SYDNEY (Reuters) - A joint Australian-Dutch probe team will renew efforts on Monday to gain access to the crash site of a Malaysian airliner in eastern Ukraine, Australian Federal Police said, after fierce fighting kept them away the previous day.
Evidence could be lost if fighting continued, said Deputy Commissioner of National Security Andrew Colvin, and the chances of finding the remains of all 298 dead grew slimmer as time passed.
An assessment would be made early on Monday Ukraine time of whether it was safe for the 49-strong team to approach the site, Colvin told reporters.
"The fighting intensified overnight. Whether the intensification diminishes over coming days and creates a more permissive environment, it may be as early as today that we say that fighting has diminished enough to go back in."
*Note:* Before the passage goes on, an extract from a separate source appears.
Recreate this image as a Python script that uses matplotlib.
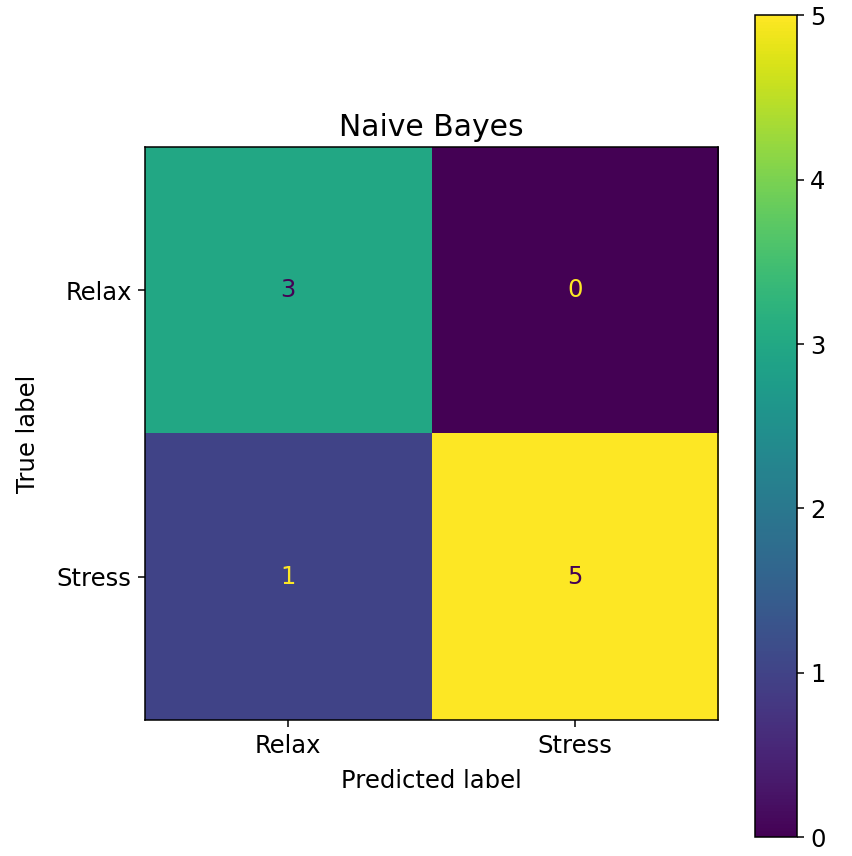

Clashes overnight between Ukrainian troops and pro-Russian rebels killed at least 13 people.
However, Colvin acknowledged that it could be some time before the team gained access to the crash site.
"There remains a possibility that we may not get there in the near future," he said. "I don't want to consider the fact that we may never get to that site."
Ukraine said on Sunday it was trying to dislodge the rebels, but denied it was fighting near the crash site, saying the separatists had put the monitors off by falsely claiming the army was operating nearby.
The unarmed Australian and Dutch team of police investigators, guided by the Organization for Security and Cooperation in Europe (OSCE), which has already made a short visit to the site, needed to be assured of a sizeable window of time at the site to complete the probe, Colvin said.
"We don't want to put our officers in danger for the sake of a brief look at the site," he said. "We've had a look at the site already... the next stage of this is to get in and start the examination."